- EXERCISE DETAILS -
Quote, line for line, the entries from the first through the one containing "(pnyp) at (600,458)". Pictures are left out.

- LISTING -
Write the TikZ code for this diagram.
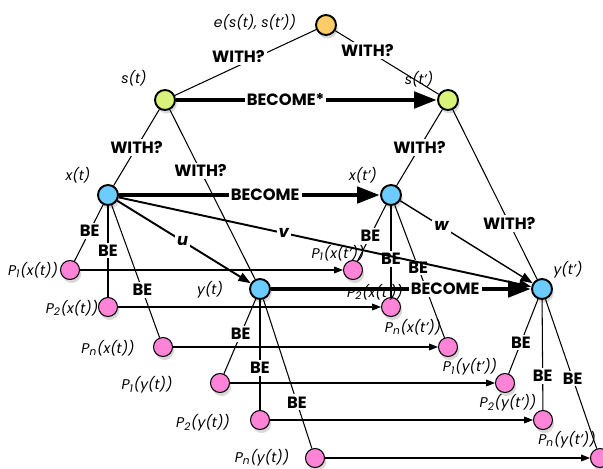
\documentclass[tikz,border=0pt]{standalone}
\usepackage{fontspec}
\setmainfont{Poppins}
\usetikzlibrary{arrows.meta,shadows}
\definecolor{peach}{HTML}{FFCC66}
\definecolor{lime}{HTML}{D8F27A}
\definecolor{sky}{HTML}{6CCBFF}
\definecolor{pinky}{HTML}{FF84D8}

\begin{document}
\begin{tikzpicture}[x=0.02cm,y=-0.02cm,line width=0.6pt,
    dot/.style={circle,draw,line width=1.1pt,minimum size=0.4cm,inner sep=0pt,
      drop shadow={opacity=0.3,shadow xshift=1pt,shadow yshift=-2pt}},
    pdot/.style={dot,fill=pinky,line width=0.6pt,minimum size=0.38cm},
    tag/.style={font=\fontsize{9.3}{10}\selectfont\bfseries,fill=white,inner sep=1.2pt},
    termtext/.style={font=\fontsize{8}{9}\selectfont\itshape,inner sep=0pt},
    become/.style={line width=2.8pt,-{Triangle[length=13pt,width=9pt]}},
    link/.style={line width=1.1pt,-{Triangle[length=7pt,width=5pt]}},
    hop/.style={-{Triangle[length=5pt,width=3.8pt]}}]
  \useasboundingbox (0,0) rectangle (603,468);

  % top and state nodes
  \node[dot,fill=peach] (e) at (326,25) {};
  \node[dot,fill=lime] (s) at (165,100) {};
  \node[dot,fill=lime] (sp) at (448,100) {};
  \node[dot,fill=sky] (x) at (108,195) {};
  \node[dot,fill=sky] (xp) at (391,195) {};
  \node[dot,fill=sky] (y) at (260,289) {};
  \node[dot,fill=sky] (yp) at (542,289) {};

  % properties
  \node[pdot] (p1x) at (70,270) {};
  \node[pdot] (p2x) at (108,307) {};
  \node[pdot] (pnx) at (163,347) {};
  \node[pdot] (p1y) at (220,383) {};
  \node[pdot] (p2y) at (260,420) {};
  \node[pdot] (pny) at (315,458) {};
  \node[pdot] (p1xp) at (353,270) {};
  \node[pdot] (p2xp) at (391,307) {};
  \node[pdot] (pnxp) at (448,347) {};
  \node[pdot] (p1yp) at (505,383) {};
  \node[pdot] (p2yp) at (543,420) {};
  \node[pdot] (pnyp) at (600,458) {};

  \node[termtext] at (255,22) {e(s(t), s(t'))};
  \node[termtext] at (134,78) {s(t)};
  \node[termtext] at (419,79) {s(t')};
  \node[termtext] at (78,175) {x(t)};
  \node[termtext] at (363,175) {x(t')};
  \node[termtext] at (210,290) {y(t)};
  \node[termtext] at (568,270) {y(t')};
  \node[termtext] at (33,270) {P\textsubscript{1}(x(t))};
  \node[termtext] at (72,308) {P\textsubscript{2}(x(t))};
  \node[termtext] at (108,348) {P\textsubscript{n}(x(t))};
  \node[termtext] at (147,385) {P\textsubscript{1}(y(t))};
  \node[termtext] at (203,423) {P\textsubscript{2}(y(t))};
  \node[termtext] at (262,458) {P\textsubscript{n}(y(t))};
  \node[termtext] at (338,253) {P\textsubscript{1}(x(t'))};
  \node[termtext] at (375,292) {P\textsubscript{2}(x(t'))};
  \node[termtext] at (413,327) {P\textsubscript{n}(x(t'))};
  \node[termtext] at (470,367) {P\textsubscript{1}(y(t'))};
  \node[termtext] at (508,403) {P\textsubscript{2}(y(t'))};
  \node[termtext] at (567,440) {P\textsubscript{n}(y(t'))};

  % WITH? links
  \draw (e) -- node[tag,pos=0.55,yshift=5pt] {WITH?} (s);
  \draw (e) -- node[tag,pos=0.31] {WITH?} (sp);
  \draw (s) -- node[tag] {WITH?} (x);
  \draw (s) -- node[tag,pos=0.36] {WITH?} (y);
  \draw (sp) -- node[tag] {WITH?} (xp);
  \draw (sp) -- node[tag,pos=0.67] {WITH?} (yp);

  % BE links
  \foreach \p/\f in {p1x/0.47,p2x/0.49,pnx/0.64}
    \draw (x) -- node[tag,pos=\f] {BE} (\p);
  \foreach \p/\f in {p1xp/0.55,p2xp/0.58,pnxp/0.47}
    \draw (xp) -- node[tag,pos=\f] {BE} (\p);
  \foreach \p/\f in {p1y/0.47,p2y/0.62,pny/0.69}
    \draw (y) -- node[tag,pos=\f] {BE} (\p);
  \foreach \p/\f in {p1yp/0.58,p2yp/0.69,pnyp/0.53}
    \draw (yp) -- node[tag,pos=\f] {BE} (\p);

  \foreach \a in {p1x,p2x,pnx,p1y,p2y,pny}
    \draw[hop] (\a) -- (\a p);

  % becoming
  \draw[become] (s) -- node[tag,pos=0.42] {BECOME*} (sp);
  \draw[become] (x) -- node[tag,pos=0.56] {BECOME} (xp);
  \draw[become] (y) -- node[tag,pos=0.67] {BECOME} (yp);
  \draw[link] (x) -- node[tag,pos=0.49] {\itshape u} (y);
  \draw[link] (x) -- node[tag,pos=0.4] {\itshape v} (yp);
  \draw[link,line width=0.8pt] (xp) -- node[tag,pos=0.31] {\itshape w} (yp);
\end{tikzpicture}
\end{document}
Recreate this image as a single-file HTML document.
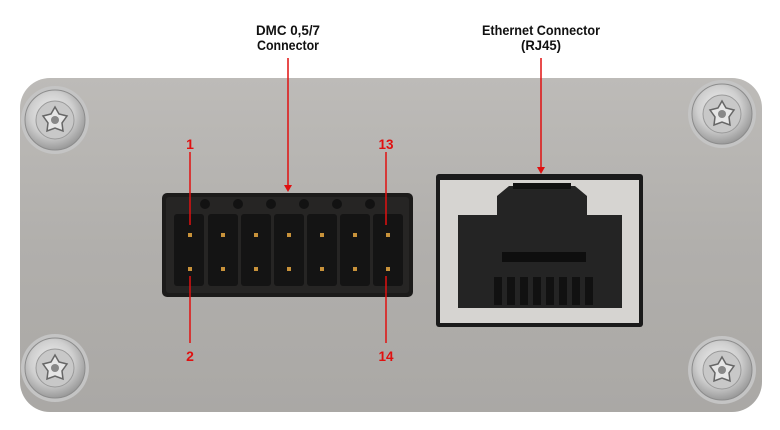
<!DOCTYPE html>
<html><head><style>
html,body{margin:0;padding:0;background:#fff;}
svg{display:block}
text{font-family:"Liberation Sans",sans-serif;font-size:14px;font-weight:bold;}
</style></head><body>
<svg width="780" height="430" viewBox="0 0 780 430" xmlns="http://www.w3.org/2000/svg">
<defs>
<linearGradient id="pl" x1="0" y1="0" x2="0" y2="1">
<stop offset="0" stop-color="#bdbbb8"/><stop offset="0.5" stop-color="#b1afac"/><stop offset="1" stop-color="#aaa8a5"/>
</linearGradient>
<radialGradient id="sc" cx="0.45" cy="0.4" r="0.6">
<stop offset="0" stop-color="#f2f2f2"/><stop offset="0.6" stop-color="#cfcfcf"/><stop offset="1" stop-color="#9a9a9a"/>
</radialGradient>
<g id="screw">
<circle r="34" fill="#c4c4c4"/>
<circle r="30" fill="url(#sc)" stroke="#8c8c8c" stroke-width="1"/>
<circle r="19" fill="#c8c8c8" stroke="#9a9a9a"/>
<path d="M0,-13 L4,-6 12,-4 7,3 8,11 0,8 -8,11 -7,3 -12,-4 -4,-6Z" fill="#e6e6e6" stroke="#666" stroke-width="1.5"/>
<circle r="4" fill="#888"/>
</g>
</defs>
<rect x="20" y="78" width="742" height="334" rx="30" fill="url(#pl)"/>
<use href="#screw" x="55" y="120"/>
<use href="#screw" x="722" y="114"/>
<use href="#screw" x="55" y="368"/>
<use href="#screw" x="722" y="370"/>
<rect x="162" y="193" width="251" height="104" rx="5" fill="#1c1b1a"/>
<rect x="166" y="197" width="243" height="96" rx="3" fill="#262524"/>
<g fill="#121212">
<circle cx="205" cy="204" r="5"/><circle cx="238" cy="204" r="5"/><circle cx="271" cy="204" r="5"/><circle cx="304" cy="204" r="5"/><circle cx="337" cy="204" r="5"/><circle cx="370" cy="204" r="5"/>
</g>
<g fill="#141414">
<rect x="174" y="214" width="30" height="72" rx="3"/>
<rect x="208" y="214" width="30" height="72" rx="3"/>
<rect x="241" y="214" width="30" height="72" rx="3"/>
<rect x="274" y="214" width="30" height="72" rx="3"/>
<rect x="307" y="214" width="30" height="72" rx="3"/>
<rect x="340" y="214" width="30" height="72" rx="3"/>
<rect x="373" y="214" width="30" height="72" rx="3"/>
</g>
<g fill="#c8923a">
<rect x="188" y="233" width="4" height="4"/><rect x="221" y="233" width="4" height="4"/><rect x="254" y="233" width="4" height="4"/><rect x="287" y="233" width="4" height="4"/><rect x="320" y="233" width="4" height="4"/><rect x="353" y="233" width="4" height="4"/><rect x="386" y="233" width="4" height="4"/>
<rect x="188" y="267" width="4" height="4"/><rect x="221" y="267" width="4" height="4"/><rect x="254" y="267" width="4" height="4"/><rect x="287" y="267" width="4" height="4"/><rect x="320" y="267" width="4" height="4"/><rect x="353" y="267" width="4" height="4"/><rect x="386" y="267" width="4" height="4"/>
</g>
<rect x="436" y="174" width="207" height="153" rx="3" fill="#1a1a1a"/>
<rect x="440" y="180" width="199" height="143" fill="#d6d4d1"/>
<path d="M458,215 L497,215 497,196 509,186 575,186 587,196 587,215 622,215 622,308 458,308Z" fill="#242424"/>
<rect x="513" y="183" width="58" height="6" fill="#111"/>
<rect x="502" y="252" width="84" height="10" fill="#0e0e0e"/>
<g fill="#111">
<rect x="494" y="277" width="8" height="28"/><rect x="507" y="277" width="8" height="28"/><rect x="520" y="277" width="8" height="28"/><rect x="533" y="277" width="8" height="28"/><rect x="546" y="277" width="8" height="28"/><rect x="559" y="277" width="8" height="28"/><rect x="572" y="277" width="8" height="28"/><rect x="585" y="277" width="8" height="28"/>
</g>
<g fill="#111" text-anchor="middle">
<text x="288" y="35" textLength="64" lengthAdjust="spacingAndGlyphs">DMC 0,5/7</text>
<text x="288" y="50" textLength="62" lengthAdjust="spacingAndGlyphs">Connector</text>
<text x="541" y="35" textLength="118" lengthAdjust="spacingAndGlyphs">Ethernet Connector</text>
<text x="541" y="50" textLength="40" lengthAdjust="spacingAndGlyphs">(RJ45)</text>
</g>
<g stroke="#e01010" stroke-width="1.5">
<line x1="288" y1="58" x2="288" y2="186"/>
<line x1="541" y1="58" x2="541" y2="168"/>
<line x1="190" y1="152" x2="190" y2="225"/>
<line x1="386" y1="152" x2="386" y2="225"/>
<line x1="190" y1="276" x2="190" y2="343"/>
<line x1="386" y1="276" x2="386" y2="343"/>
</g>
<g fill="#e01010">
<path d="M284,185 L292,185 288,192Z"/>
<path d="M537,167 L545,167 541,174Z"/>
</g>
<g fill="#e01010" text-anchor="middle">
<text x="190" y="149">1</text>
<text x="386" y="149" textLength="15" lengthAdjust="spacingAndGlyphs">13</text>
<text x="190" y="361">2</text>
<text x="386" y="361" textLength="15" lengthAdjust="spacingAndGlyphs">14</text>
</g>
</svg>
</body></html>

- WRITTEN REPLY -
Write the TikZ code for this diagram.
\documentclass[tikz,border=0pt]{standalone}
\usepackage{fontspec}
\setmainfont{Poppins}
\usetikzlibrary{arrows.meta,shadows}
\definecolor{peach}{HTML}{FFCC66}
\definecolor{lime}{HTML}{D8F27A}
\definecolor{sky}{HTML}{6CCBFF}
\definecolor{pinky}{HTML}{FF84D8}

\begin{document}
\begin{tikzpicture}[x=0.02cm,y=-0.02cm,line width=0.6pt,
    dot/.style={circle,draw,line width=1.1pt,minimum size=0.4cm,inner sep=0pt,
      drop shadow={opacity=0.3,shadow xshift=1pt,shadow yshift=-2pt}},
    pdot/.style={dot,fill=pinky,line width=0.6pt,minimum size=0.38cm},
    tag/.style={font=\fontsize{9.3}{10}\selectfont\bfseries,fill=white,inner sep=1.2pt},
    termtext/.style={font=\fontsize{8}{9}\selectfont\itshape,inner sep=0pt},
    become/.style={line width=2.8pt,-{Triangle[length=13pt,width=9pt]}},
    link/.style={line width=1.1pt,-{Triangle[length=7pt,width=5pt]}},
    hop/.style={-{Triangle[length=5pt,width=3.8pt]}}]
  \useasboundingbox (0,0) rectangle (603,468);

  % top and state nodes
  \node[dot,fill=peach] (e) at (326,25) {};
  \node[dot,fill=lime] (s) at (165,100) {};
  \node[dot,fill=lime] (sp) at (448,100) {};
  \node[dot,fill=sky] (x) at (108,195) {};
  \node[dot,fill=sky] (xp) at (391,195) {};
  \node[dot,fill=sky] (y) at (260,289) {};
  \node[dot,fill=sky] (yp) at (542,289) {};

  % properties
  \node[pdot] (p1x) at (70,270) {};
  \node[pdot] (p2x) at (108,307) {};
  \node[pdot] (pnx) at (163,347) {};
  \node[pdot] (p1y) at (220,383) {};
  \node[pdot] (p2y) at (260,420) {};
  \node[pdot] (pny) at (315,458) {};
  \node[pdot] (p1xp) at (353,270) {};
  \node[pdot] (p2xp) at (391,307) {};
  \node[pdot] (pnxp) at (448,347) {};
  \node[pdot] (p1yp) at (505,383) {};
  \node[pdot] (p2yp) at (543,420) {};
  \node[pdot] (pnyp) at (600,458) {};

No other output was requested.